Legal experts say Roberts hopes to follow the example set by his late mentor Chief Justice William Rehnquist at Clinton’s 1999 trial. Rehnquist, for whom Roberts clerked in the 1980s, once mused that during Clinton’s proceeding he “did nothing in particular, and did it very well,” lifting a line from Gilbert and Sullivan.
Eric Claeys, a law professor at George Mason University and former Rehnquist clerk, said Rehnquist’s approach was framed by the 1986 rules.
The rules say the presiding officer “may rule” on all questions of evidence, like instances where the relevance and significance of a document or witness testimony is unclear. However, a single senator can appeal the ruling, triggering a Senate vote, where some say Roberts would break a 50-50 tie, though that is disputed.
The presiding officer also has the option to stay mum on an evidentiary question and send it directly to the Senate for an up-or-down vote.
Rehnquist generally avoided this option during Clinton’s 1999 impeachment trial, Claeys said.
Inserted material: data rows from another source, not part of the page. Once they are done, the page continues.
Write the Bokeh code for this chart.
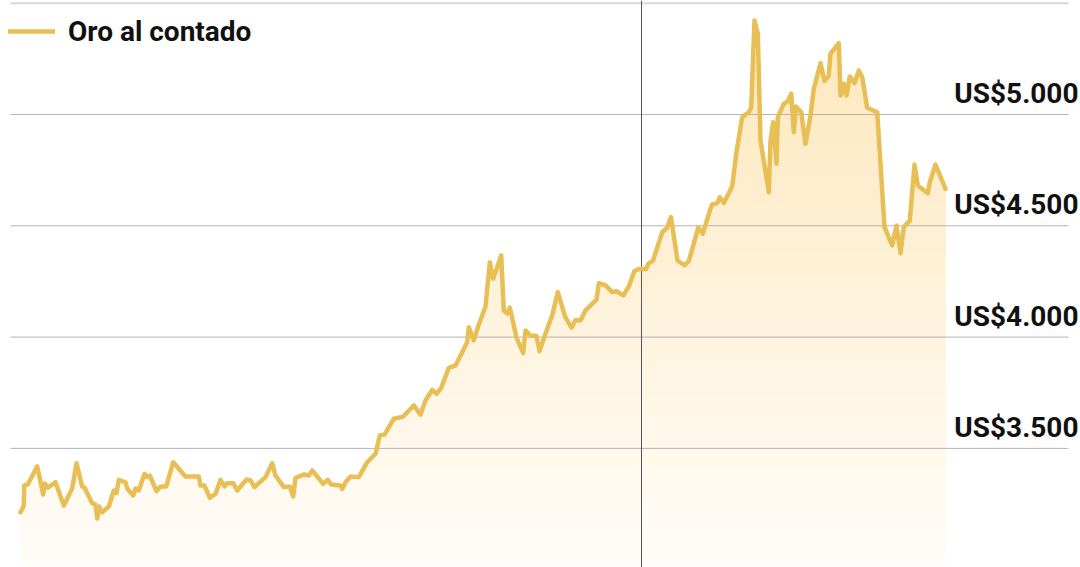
import numpy as np
from bokeh.plotting import figure
from bokeh.models import Range1d, Legend, LegendItem
from bokeh.embed import file_html
from bokeh.resources import INLINE

# ---- data (time position of each observation, spot gold price in US$) ----
t = [0, 3.3, 3.6, 7.3, 16.7, 22.7, 24.3, 27.3, 35, 43.3,
     51.7, 56, 61.7, 64, 71.7, 75, 76.7, 78.7, 81.7, 88.3,
     93.3, 96, 98.3, 105, 106.7, 112.7, 115, 118.3, 124, 126.7,
     129.3, 136, 140, 145.7, 152.7, 165, 178.3, 180, 184, 189.3,
     195, 200, 204, 206.7, 212.7, 216.7, 226, 230, 234, 238.3,
     245, 251.7, 255, 263.3, 269.3, 272.7, 275, 284, 288.3, 291.7,
     302.7, 307.3, 310.7, 320, 321.7, 325, 330, 338.3, 346.7, 355,
     359.3, 364, 373.3, 382.7, 393.3, 400, 405, 411.7, 416, 420.7,
     428.3, 435, 446.7, 448.3, 453.3, 457.3, 465, 469.3, 472.7, 480.7,
     483.3, 486.7, 489.3, 496, 502.7, 505, 510, 516, 519, 524,
     532, 537.3, 544.5, 551, 555, 560, 565, 576, 578.3, 585,
     591.7, 596, 602.7, 608.3, 614, 619.3, 625.5, 628, 632.5, 641.7,
     646.7, 650.5, 657, 664, 668.3, 677.8, 682.2, 690, 691.7, 696.7,
     699.3, 703.3, 711.7, 716, 721.7, 728.3, 730.7, 734, 737.3, 740,
     748.3, 750, 752.7, 756, 757.3, 763.3, 767.3, 770.7, 773.3, 775.5,
     780.7, 785, 790, 793.3, 800, 804, 808.3, 810, 818.3, 820,
     823.3, 826, 829.3, 834, 838.3, 841.7, 846.7, 856.7, 864, 871.7,
     876, 880, 883.3, 889.3, 894, 897.3, 907.3, 909.3, 915, 925]

oro = [3213, 3243, 3333, 3338, 3419, 3293, 3342, 3324, 3348, 3243,
       3320, 3433, 3329, 3324, 3254, 3248, 3185, 3239, 3213, 3239,
       3311, 3299, 3359, 3348, 3320, 3288, 3320, 3311, 3386, 3371,
       3378, 3308, 3329, 3329, 3438, 3374, 3374, 3333, 3333, 3278,
       3296, 3359, 3329, 3344, 3344, 3311, 3360, 3356, 3326, 3344,
       3371, 3433, 3378, 3326, 3329, 3284, 3368, 3383, 3378, 3401,
       3341, 3359, 3338, 3333, 3318, 3348, 3374, 3371, 3438, 3476,
       3558, 3562, 3633, 3643, 3693, 3652, 3715, 3763, 3745, 3772,
       3862, 3872, 3977, 4044, 3985, 4044, 4137, 4336, 4262, 4367,
       4120, 4105, 4132, 3998, 3928, 4030, 4007, 4005, 3937, 4003,
       4102, 4202, 4093, 4042, 4077, 4075, 4120, 4168, 4242, 4232,
       4202, 4206, 4187, 4227, 4297, 4307, 4305, 4331, 4343, 4471,
       4491, 4539, 4344, 4322, 4341, 4492, 4464, 4576, 4596, 4602,
       4628, 4602, 4677, 4831, 4988, 5010, 5030, 5422, 5363, 4883,
       4651, 4883, 4965, 4779, 4988, 5048, 5060, 5093, 4920, 5036,
       5010, 4868, 4996, 5115, 5230, 5150, 5175, 5273, 5320, 5085,
       5138, 5085, 5171, 5141, 5198, 5168, 5030, 5010, 4494, 4412,
       4501, 4377, 4494, 4524, 4775, 4681, 4646, 4696, 4775, 4666]

assert len(t) == len(oro)

ticks = [3500, 4000, 4500, 5000]
tick_labels = ["US$" + f"{v:,}".replace(",", ".") for v in ticks]
top_tick = 5500
marca_t = 621          # vertical reference marker
serie = "Oro al contado"

# ---- styling ----
FONT = "Roboto"
GOLD = "#e8bf55"
W, H = 1080, 567
y_bot, y_top = 2965, 5512
x_lo, x_hi = -20, 1060
per_px = (y_top - y_bot) / H

p = figure(width=W, height=H, output_backend="svg", toolbar_location=None,
           x_range=Range1d(x_lo, x_hi), y_range=Range1d(y_bot, y_top),
           min_border=0, min_border_left=0, min_border_right=0,
           min_border_top=0, min_border_bottom=0)
p.axis.visible = False
p.xgrid.visible = False
p.ygrid.visible = False
p.outline_line_color = None
p.background_fill_color = "white"
p.border_fill_color = "white"

# ---- vertical gradient fill under the line ----
n_bands = 90
fill_top = max(oro) + 20
levels = np.linspace(y_bot, y_top, n_bands + 1)[:-1]
levels = levels[levels < fill_top]
base = np.array([251, 191, 72])
cols = []
for L in levels:
    a = 0.035 + 0.35 * (L - y_bot) / (y_top - y_bot)
    c = (255 * (1 - a) + base * a).round().astype(int)
    cols.append("#%02x%02x%02x" % tuple(c))
nb = len(levels)
p.quad(left=[t[0]] * nb, right=[t[-1]] * nb, bottom=list(levels),
       top=[fill_top] * nb, fill_color=cols, line_color=None)
# white cover above the price line (extended a little past both ends)
mx = [t[0] - 6] + t + [t[-1] + 6]
my = [oro[0]] + oro + [oro[-1]]
p.varea(x=mx, y1=my, y2=[y_top + 100] * len(mx), fill_color="white")

# ---- grid lines ----
p.segment(x0=[-10] * len(ticks), x1=[1048] * len(ticks), y0=ticks, y1=ticks,
          line_color="#b4b4b4", line_width=1)
p.segment(x0=[-10], x1=[1048], y0=[top_tick], y1=[top_tick],
          line_color="#d8d8d8", line_width=2)
p.segment(x0=[marca_t], x1=[marca_t], y0=[y_bot], y1=[y_top],
          line_color="#555555", line_width=1)

# ---- price line ----
ln = p.line(t, oro, line_color=GOLD, line_width=4.5, line_join="round", line_cap="round")

# ---- right-side value labels (sitting above their grid line) ----
p.text(x=[1058] * len(ticks), y=[v + 21 * per_px for v in ticks], text=tick_labels,
       text_align="right", text_baseline="alphabetic", text_font={"value": FONT},
       text_font_size="28px", text_font_style="bold", text_color="#111111")

# ---- legend ----
legend = Legend(items=[LegendItem(label=serie, renderers=[ln])], location="top_left",
                glyph_width=47, glyph_height=46, label_height=46, label_standoff=13,
                padding=0, margin=8, spacing=0, border_line_color=None,
                background_fill_alpha=0, label_text_font=FONT,
                label_text_font_size="28px", label_text_font_style="bold",
                label_text_color="#111111")
p.add_layout(legend)

open("out.html", "w").write(file_html(p, INLINE))
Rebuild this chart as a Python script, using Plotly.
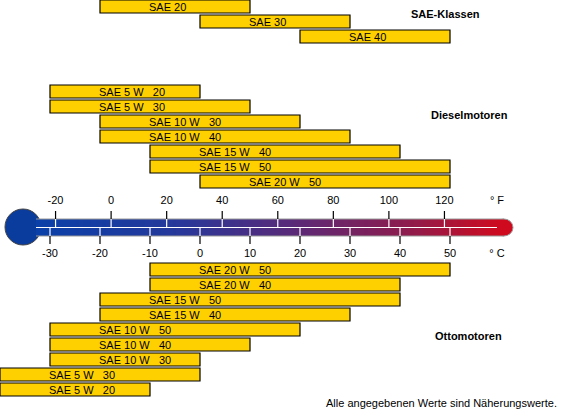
import plotly.graph_objects as go

# SAE-Klassen (Einbereichsöle), Temperaturbereich in °C
sae_namen = ["SAE 20", "SAE 30", "SAE 40"]
sae_von = [-20, 0, 20]
sae_bis = [10, 30, 50]

# Dieselmotoren
diesel_namen = ["SAE 5 W   20", "SAE 5 W   30", "SAE 10 W   30", "SAE 10 W   40",
                "SAE 15 W   40", "SAE 15 W   50", "SAE 20 W   50"]
diesel_von = [-30, -30, -20, -20, -10, -10, 0]
diesel_bis = [0, 10, 20, 30, 40, 50, 50]

# Ottomotoren
otto_namen = ["SAE 20 W   50", "SAE 20 W   40", "SAE 15 W   50", "SAE 15 W   40",
              "SAE 10 W   50", "SAE 10 W   40", "SAE 10 W   30", "SAE 5 W   30", "SAE 5 W   20"]
otto_von = [-10, -10, -20, -20, -30, -30, -30, -40, -40]
otto_bis = [50, 40, 40, 30, 20, 10, 0, 0, -10]

# Skalen am Thermometer
celsius_ticks = [-30, -20, -10, 0, 10, 20, 30, 40, 50]
fahrenheit_ticks = [-20, 0, 20, 40, 60, 80, 100, 120]

W, H = 563, 410
PX = 5.0  # pixel per °C
C0 = 200  # pixel of 0 °C
FONT = "Liberation Sans, Arial, sans-serif"
GOLD = "#FFD000"


def cx(px):
    # pixel -> °C
    return (px - C0) / PX


fig = go.Figure()


def add_gruppe(namen, von, bis, y_top):
    ys = [y_top + 15 * i + 6.5 for i in range(len(namen))]
    fig.add_trace(go.Bar(
        orientation="h", y=ys, base=von, x=[b - v for v, b in zip(von, bis)],
        width=13, marker=dict(color=GOLD, line=dict(color="black", width=1.2)),
        hoverinfo="skip", showlegend=False))
    for n, v, y in zip(namen, von, ys):
        fig.add_annotation(x=v + 47 / PX, y=y, text=n.replace("  ", "\u00a0\u00a0"),
                           xanchor="left", yanchor="middle", showarrow=False,
                           font=dict(family=FONT, size=11, color="black"))


add_gruppe(sae_namen, sae_von, sae_bis, 0)
add_gruppe(diesel_namen, diesel_von, diesel_bis, 85)
add_gruppe(otto_namen, otto_von, otto_bis, 263)

# Thermometer
t_top, t_bot, t_mid = 219, 236, 227.5
n = 120
x_edges = [cx(36) + i * (cx(504) - cx(36)) / n for i in range(n + 1)]
fig.add_trace(go.Heatmap(
    x=x_edges, y=[t_top, t_bot], z=[list(range(n))],
    colorscale=[[0, "#0a40a8"], [0.3, "#26389a"], [0.55, "#5a2a78"],
                [0.8, "#8e1c4c"], [1, "#d00a1e"]],
    showscale=False, hoverinfo="skip"))
# Kugel und rundes Ende
fig.add_shape(type="circle", layer="below", x0=cx(5), x1=cx(41), y0=209, y1=245,
              fillcolor="#0a3c9e", line=dict(color="#444", width=1))
fig.add_shape(type="circle", layer="below", x0=cx(495), x1=cx(513), y0=t_top, y1=t_bot,
              fillcolor="#d00a1e", line=dict(color="#999", width=1))
# Rand des Rohrs
fig.add_trace(go.Scatter(x=[cx(36), cx(504), None, cx(36), cx(504)],
                         y=[t_top, t_top, None, t_bot, t_bot], mode="lines",
                         line=dict(color="#999", width=1), hoverinfo="skip", showlegend=False))
# weisse Mittellinie
fig.add_trace(go.Scatter(x=[cx(36), cx(497)], y=[t_mid, t_mid], mode="lines",
                         line=dict(color="white", width=1.2), hoverinfo="skip", showlegend=False))

f_c = [(f - 32) * 5 / 9 for f in fahrenheit_ticks]
xs_b, ys_b, xs_w, ys_w = [], [], [], []
for c in f_c:
    xs_b += [c, c, None]
    ys_b += [211, t_top, None]
    xs_w += [c, c, None]
    ys_w += [t_top, t_mid, None]
for c in celsius_ticks:
    xs_b += [c, c, None]
    ys_b += [t_bot, 244, None]
    xs_w += [c, c, None]
    ys_w += [t_mid, t_bot, None]
fig.add_trace(go.Scatter(x=xs_b, y=ys_b, mode="lines", line=dict(color="black", width=1.2),
                         hoverinfo="skip", showlegend=False))
fig.add_trace(go.Scatter(x=xs_w, y=ys_w, mode="lines", line=dict(color="white", width=1.2),
                         hoverinfo="skip", showlegend=False))

fig.add_trace(go.Scatter(x=f_c + [cx(497)], y=[201] * (len(f_c) + 1),
                         text=[str(f) for f in fahrenheit_ticks] + ["° F"], mode="text",
                         textfont=dict(family=FONT, size=11, color="black"),
                         hoverinfo="skip", showlegend=False))
fig.add_trace(go.Scatter(x=celsius_ticks + [cx(497)], y=[254] * (len(celsius_ticks) + 1),
                         text=[str(c) for c in celsius_ticks] + ["° C"], mode="text",
                         textfont=dict(family=FONT, size=11, color="black"),
                         hoverinfo="skip", showlegend=False))

# Überschriften
for txt, px, py in [("SAE-Klassen", 445, 14), ("Dieselmotoren", 469, 115),
                    ("Ottomotoren", 468, 336)]:
    fig.add_annotation(x=cx(px), y=py, text="<b>" + txt + "</b>", showarrow=False,
                       font=dict(family=FONT, size=11, color="black"))
fig.add_annotation(x=cx(559), y=403, text="Alle angegebenen Werte sind Näherungswerte.",
                   xanchor="right", showarrow=False,
                   font=dict(family=FONT, size=11, color="black"))

fig.update_layout(
    width=W, height=H,
    margin=dict(l=0, r=0, t=0, b=0),
    plot_bgcolor="white", paper_bgcolor="white",
    barmode="overlay",
    xaxis=dict(range=[cx(0), cx(W)], visible=False, fixedrange=True),
    yaxis=dict(range=[H, 0], visible=False, fixedrange=True),
    showlegend=False,
)

fig.write_html("out.html", config={"displayModeBar": False},
               post_script="document.body.style.margin='0';")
Instead, Rehnquist applied the relevant precedents, then left it up to senators to decide whether to reverse his decision.
“I don’t think that Chief Justice Roberts will play a bigger role in President Trump’s impeachment trial than Chief Justice Rehnquist did in President Clinton’s,” Claeys said. “I expect Roberts will follow the same strategy.”
However, some legal experts believe today’s more intensely partisan atmosphere may force Roberts to depart from the course charted by his predecessor.
Rehnquist presided over a Senate whose leaders managed to work out compromises and cut deals on impeachment trial rules, but Roberts has no guarantee the toxic McConnell-Schumer relationship will yield the same result.
If no Senate deal emerges on the issue of witnesses, it could draw Roberts deeper into the partisan fray, some experts believe.
Robert Tsai, a constitutional expert and law professor at American University, says he expects Democrats to seek subpoenas for live testimony from Mulvaney and Bolton, and perhaps even Trump’s personal lawyer Rudy Giuliani.
Those could be among the toughest rulings Roberts may be forced to make in the spotlight.
“Here is perhaps the most controversial issue Roberts might be asked to rule upon, and yet it’s also one of the most important to issues of basic fairness,” Tsai said. “The problem is that the politics, which are unavoidable, make things explosive whichever way he rules.”